GOAL:
Can you pull out each line of the data below that includes the word "page"?

MATERIAL:
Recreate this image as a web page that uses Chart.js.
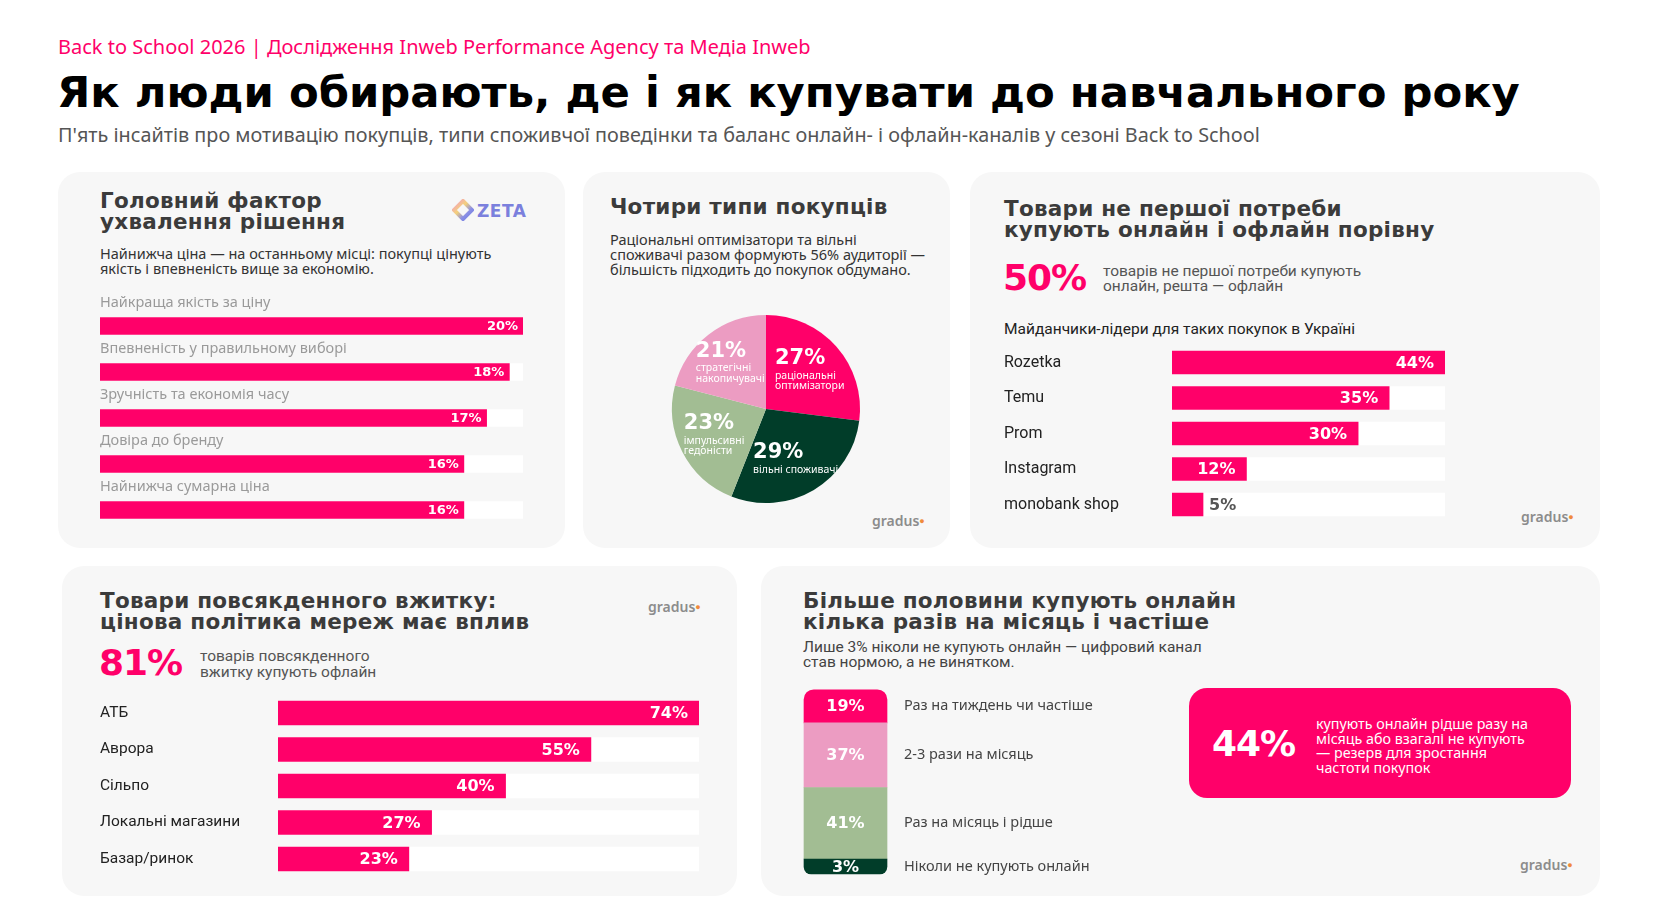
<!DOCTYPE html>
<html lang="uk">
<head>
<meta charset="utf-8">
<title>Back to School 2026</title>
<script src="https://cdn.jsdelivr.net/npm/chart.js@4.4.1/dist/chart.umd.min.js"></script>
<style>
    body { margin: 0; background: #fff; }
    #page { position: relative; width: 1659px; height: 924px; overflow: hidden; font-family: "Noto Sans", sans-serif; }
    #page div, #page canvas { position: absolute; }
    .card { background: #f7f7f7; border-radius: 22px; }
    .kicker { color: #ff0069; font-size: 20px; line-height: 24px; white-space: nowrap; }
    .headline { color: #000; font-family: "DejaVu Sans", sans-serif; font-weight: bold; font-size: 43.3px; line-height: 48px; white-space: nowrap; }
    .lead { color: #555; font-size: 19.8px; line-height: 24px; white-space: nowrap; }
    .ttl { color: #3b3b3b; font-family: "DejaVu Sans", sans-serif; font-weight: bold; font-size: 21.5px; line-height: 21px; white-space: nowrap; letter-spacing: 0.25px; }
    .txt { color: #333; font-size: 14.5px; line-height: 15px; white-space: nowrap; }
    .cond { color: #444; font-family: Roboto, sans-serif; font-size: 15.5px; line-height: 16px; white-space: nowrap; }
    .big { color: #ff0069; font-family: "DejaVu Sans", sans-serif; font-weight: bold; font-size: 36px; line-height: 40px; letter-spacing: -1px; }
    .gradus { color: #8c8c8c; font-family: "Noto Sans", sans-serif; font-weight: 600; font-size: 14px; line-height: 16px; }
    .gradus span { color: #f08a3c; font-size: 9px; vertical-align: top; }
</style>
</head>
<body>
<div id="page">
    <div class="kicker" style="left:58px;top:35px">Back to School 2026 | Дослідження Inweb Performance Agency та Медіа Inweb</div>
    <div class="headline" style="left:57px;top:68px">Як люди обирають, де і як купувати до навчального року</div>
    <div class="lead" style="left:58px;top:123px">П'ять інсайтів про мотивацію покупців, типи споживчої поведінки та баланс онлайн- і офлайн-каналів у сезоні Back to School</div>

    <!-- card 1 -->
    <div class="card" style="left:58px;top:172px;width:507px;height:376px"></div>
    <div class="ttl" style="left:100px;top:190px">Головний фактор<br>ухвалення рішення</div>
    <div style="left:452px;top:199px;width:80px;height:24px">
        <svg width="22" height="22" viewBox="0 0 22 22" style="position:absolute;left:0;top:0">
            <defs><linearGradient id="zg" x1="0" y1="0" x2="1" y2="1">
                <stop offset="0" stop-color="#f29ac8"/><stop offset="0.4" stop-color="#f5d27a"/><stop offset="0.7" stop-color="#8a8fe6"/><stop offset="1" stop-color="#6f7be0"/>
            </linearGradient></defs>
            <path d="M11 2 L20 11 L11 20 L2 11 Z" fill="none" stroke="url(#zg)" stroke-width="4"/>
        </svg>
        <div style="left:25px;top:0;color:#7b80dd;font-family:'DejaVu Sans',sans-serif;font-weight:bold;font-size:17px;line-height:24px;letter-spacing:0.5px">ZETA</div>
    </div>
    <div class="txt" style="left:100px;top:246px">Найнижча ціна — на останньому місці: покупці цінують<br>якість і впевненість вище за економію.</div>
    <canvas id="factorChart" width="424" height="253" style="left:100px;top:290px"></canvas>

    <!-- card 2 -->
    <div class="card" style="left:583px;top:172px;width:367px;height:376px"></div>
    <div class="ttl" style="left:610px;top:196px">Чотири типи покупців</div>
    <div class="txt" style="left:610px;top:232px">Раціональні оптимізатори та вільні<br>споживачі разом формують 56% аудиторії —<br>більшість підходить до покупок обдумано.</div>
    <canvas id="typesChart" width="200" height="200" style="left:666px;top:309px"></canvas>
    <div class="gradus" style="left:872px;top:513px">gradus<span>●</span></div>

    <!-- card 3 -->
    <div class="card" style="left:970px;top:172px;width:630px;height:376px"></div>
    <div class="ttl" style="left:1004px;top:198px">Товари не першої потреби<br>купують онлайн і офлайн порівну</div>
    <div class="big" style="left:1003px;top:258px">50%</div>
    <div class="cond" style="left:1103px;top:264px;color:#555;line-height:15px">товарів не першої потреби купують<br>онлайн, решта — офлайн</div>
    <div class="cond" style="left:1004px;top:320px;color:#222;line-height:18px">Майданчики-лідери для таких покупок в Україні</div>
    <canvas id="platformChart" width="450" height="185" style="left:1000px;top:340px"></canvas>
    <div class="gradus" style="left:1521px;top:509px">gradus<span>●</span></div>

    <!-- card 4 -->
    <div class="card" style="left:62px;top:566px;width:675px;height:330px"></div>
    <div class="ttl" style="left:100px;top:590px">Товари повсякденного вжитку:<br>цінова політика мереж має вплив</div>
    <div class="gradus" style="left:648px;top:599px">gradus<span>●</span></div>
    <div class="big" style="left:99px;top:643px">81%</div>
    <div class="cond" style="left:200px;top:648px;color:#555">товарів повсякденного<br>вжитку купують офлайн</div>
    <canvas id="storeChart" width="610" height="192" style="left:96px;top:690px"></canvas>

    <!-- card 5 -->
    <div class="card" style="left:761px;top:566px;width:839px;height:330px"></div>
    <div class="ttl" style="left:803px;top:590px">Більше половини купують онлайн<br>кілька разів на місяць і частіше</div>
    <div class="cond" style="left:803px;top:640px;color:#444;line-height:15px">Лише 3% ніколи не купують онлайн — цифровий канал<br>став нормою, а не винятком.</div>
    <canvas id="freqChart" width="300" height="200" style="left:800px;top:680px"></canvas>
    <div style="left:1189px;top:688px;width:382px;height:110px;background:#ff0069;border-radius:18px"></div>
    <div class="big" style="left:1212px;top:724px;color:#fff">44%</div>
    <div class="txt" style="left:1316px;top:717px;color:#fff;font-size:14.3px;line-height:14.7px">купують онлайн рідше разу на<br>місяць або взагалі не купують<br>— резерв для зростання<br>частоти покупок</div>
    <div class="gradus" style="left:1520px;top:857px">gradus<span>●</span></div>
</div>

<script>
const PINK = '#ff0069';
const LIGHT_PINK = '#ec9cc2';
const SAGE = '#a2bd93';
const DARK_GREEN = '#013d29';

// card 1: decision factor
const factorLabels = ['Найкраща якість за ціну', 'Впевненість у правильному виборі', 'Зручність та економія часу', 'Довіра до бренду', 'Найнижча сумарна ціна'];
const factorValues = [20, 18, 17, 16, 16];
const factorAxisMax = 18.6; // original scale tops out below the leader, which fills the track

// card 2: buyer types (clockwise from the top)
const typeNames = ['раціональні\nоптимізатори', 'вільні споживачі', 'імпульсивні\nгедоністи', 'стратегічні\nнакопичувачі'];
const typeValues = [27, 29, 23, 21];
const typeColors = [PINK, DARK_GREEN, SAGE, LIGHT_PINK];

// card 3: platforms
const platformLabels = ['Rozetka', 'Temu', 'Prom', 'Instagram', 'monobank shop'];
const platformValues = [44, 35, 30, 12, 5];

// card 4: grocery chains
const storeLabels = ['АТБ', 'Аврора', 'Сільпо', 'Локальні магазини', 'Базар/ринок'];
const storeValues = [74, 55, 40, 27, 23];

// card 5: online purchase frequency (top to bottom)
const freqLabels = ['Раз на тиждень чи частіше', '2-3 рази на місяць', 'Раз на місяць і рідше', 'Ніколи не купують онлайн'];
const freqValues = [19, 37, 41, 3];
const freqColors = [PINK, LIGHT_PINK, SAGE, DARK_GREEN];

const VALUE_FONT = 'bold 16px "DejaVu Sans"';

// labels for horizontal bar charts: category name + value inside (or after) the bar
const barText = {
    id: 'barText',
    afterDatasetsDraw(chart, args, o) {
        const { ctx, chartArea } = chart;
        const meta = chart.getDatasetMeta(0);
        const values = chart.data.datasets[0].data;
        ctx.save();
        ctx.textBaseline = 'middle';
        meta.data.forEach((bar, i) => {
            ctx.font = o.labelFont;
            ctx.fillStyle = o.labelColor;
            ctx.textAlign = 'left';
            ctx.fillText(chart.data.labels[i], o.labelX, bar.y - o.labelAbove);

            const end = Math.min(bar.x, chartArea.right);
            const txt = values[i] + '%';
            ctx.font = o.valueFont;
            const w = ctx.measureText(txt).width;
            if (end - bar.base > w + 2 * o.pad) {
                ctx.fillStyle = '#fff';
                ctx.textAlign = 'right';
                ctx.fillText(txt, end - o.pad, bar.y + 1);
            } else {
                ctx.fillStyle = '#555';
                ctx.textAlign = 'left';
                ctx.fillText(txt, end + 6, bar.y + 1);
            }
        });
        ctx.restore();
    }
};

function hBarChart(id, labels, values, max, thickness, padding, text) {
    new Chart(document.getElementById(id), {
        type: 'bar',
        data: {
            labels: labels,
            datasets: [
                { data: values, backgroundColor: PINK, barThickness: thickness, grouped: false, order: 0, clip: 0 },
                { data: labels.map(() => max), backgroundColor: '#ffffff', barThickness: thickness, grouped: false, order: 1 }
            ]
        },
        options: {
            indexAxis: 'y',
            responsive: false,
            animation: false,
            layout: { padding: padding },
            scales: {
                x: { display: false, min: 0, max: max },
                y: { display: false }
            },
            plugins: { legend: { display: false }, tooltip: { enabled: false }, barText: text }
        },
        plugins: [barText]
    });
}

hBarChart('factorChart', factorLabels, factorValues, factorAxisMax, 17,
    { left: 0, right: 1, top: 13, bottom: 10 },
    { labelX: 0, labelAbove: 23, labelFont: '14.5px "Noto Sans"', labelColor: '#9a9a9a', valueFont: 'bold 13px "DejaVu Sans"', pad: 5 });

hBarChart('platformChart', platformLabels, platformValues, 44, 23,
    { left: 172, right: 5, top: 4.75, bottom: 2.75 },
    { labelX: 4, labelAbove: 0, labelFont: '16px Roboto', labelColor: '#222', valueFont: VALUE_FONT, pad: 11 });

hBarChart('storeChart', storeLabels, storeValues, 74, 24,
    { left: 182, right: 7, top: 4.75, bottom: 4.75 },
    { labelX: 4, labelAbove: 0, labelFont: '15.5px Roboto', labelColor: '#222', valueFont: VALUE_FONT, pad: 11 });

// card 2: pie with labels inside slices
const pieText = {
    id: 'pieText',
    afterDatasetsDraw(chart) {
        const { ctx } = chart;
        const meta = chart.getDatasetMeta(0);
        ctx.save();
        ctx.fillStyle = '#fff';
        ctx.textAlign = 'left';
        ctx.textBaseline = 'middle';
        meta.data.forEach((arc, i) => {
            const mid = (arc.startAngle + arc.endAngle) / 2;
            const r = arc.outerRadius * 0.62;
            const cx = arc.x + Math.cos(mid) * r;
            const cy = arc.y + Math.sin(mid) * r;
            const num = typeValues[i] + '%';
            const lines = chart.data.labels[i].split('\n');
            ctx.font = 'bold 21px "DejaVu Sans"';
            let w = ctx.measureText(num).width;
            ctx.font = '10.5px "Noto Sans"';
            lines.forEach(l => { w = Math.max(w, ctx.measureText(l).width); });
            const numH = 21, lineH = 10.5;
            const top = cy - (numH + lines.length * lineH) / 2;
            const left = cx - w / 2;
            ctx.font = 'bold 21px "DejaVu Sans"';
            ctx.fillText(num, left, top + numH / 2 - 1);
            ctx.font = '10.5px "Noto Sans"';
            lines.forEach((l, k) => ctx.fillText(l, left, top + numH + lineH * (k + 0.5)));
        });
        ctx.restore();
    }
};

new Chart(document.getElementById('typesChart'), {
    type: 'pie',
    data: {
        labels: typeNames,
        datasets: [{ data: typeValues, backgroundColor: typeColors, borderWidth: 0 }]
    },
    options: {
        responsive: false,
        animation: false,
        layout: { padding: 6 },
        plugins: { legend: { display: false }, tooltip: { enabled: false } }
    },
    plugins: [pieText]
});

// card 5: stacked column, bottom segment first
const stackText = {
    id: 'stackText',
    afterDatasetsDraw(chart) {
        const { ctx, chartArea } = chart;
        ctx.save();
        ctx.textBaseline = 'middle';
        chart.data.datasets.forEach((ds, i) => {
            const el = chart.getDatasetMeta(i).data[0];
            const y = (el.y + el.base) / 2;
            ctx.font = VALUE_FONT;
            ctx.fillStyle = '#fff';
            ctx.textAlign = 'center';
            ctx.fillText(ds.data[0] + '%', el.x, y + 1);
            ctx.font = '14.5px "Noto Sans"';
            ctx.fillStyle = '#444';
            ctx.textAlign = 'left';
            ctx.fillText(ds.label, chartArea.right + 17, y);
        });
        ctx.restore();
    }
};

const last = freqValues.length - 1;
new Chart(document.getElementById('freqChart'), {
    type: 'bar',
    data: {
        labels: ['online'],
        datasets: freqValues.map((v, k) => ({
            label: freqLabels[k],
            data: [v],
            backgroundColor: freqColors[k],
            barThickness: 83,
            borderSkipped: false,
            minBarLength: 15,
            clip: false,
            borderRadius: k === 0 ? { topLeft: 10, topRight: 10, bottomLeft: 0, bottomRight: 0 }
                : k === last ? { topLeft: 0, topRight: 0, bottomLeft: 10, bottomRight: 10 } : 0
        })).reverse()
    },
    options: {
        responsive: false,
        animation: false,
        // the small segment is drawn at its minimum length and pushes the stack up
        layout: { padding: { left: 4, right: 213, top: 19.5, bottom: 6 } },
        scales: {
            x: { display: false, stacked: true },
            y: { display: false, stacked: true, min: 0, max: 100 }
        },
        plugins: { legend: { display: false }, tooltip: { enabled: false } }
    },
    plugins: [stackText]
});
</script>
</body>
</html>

ANSWER TO THIS PROBLEM:
Recreate this image as a web page that uses Chart.js.
    #page { position: relative; width: 1659px; height: 924px; overflow: hidden; font-family: "Noto Sans", sans-serif; }
    #page div, #page canvas { position: absolute; }
<div id="page">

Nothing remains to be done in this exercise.